▸ **Given exercise**
Your task is to retype, word for word, the lines from the start of the data through the line holding "160, 235, 304];". Do not include the pictures.
━━━━━ Raw data
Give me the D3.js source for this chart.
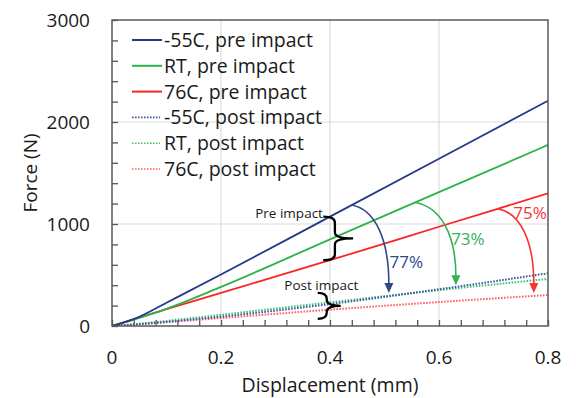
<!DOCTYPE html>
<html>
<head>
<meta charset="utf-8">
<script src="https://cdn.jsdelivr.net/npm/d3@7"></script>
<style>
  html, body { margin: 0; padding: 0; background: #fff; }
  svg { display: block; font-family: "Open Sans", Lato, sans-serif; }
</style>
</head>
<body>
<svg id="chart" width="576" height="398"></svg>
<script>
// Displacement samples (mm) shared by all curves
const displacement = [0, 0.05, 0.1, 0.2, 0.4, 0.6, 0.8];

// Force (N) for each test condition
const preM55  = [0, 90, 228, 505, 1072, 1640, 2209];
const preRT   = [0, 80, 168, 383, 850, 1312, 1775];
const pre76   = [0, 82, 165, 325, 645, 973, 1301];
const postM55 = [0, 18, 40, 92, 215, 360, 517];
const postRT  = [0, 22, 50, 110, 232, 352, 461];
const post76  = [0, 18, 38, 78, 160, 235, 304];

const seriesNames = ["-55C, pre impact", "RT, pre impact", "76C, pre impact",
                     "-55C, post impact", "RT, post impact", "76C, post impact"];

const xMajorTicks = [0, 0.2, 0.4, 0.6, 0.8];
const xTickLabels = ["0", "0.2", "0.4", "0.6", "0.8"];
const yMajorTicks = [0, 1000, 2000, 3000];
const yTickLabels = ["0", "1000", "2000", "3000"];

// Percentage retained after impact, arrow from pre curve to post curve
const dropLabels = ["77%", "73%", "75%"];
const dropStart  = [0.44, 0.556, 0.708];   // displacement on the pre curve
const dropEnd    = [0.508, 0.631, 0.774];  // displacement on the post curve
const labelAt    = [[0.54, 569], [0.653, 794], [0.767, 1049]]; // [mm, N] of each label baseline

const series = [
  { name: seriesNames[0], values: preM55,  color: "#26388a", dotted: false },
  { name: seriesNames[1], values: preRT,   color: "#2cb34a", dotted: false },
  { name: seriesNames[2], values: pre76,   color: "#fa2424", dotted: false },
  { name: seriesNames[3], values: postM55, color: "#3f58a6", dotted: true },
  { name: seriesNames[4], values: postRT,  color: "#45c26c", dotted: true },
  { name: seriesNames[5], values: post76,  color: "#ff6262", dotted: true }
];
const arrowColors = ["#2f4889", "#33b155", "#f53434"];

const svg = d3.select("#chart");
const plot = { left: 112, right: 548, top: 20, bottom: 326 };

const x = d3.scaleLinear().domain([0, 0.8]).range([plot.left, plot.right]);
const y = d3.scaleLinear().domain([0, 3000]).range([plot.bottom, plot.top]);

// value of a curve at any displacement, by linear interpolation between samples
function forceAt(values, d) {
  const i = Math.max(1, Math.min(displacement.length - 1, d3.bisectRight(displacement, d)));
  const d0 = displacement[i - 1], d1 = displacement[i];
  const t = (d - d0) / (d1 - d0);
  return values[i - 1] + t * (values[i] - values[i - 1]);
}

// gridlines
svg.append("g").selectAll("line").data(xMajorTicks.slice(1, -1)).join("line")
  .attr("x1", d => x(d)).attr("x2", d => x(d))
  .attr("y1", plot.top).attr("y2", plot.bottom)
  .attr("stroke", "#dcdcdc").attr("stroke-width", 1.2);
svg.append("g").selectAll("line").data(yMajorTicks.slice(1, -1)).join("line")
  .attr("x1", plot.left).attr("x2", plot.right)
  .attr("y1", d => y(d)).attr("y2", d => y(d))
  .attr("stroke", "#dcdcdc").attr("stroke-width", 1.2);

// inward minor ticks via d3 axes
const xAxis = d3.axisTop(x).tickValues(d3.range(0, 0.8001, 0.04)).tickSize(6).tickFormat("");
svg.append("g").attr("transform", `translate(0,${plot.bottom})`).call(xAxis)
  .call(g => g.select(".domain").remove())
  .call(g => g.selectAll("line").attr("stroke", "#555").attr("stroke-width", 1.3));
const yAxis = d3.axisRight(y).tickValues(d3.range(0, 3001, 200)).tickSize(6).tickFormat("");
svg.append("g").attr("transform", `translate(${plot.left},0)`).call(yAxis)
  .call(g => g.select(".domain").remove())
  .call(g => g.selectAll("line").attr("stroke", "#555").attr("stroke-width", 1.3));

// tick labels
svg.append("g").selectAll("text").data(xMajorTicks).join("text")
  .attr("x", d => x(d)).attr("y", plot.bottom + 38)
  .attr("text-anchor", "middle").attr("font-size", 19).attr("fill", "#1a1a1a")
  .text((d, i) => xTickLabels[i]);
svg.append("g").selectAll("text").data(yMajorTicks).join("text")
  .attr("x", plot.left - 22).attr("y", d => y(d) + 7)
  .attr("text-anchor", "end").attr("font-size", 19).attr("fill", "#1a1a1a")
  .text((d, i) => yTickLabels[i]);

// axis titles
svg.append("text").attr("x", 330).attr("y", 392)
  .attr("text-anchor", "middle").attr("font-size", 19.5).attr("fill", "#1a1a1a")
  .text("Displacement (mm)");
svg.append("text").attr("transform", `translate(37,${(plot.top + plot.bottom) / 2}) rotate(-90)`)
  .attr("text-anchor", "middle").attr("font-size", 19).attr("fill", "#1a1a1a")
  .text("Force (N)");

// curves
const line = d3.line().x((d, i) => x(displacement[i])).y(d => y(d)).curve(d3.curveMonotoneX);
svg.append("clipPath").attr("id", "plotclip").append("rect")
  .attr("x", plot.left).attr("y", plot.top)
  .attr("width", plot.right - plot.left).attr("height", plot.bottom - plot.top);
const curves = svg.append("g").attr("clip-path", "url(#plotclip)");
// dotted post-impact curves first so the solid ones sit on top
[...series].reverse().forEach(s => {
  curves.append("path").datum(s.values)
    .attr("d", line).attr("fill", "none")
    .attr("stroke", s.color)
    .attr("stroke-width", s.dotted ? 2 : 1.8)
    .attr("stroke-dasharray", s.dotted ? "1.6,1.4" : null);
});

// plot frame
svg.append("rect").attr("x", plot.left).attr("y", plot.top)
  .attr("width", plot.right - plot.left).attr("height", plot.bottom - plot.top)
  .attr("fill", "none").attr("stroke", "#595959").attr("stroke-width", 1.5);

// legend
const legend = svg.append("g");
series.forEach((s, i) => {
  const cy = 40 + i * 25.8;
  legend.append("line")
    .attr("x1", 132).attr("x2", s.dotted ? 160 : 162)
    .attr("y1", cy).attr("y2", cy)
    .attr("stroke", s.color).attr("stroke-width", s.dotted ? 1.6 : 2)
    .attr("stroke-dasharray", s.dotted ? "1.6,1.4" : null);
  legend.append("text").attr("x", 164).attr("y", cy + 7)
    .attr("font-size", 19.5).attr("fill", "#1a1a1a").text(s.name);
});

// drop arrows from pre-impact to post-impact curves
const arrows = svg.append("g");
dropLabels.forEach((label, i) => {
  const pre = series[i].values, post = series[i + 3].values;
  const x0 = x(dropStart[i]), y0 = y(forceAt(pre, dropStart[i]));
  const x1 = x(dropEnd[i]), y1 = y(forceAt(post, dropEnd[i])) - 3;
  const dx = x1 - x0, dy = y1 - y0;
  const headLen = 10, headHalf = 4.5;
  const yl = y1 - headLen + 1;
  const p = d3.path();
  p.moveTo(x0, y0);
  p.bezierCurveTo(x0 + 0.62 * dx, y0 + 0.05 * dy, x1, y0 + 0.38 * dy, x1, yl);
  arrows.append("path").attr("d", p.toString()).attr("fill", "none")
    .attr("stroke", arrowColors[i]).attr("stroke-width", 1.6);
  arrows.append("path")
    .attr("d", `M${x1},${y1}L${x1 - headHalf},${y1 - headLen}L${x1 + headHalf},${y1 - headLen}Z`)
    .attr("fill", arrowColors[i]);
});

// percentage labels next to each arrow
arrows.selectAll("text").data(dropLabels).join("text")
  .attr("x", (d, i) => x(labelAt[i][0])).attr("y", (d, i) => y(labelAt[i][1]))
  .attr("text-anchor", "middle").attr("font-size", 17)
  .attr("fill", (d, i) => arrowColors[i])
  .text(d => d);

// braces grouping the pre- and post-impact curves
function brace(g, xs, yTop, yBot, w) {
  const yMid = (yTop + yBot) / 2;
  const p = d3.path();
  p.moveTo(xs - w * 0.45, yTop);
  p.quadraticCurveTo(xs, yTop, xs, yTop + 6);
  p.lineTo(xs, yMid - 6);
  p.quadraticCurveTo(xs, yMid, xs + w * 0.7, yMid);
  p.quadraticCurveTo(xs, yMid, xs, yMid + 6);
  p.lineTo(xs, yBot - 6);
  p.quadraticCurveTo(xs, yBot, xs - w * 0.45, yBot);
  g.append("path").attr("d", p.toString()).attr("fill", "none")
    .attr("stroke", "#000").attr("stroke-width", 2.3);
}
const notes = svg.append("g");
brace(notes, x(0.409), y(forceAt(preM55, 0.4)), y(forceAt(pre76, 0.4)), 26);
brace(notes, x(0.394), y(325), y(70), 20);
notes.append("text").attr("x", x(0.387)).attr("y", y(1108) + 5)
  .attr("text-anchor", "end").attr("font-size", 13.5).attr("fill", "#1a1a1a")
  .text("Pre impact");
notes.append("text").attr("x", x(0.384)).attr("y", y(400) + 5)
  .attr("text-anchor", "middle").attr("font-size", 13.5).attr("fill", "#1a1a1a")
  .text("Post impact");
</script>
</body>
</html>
━━━━━━━━━━
▸ **Right answer**
Give me the D3.js source for this chart.
<!DOCTYPE html>
<html>
<head>
<meta charset="utf-8">
<script src="https://cdn.jsdelivr.net/npm/d3@7"></script>
<style>
  html, body { margin: 0; padding: 0; background: #fff; }
  svg { display: block; font-family: "Open Sans", Lato, sans-serif; }
</style>
</head>
<body>
<svg id="chart" width="576" height="398"></svg>
<script>
// Displacement samples (mm) shared by all curves
const displacement = [0, 0.05, 0.1, 0.2, 0.4, 0.6, 0.8];

// Force (N) for each test condition
const preM55  = [0, 90, 228, 505, 1072, 1640, 2209];
const preRT   = [0, 80, 168, 383, 850, 1312, 1775];
const pre76   = [0, 82, 165, 325, 645, 973, 1301];
const postM55 = [0, 18, 40, 92, 215, 360, 517];
const postRT  = [0, 22, 50, 110, 232, 352, 461];
const post76  = [0, 18, 38, 78, 160, 235, 304];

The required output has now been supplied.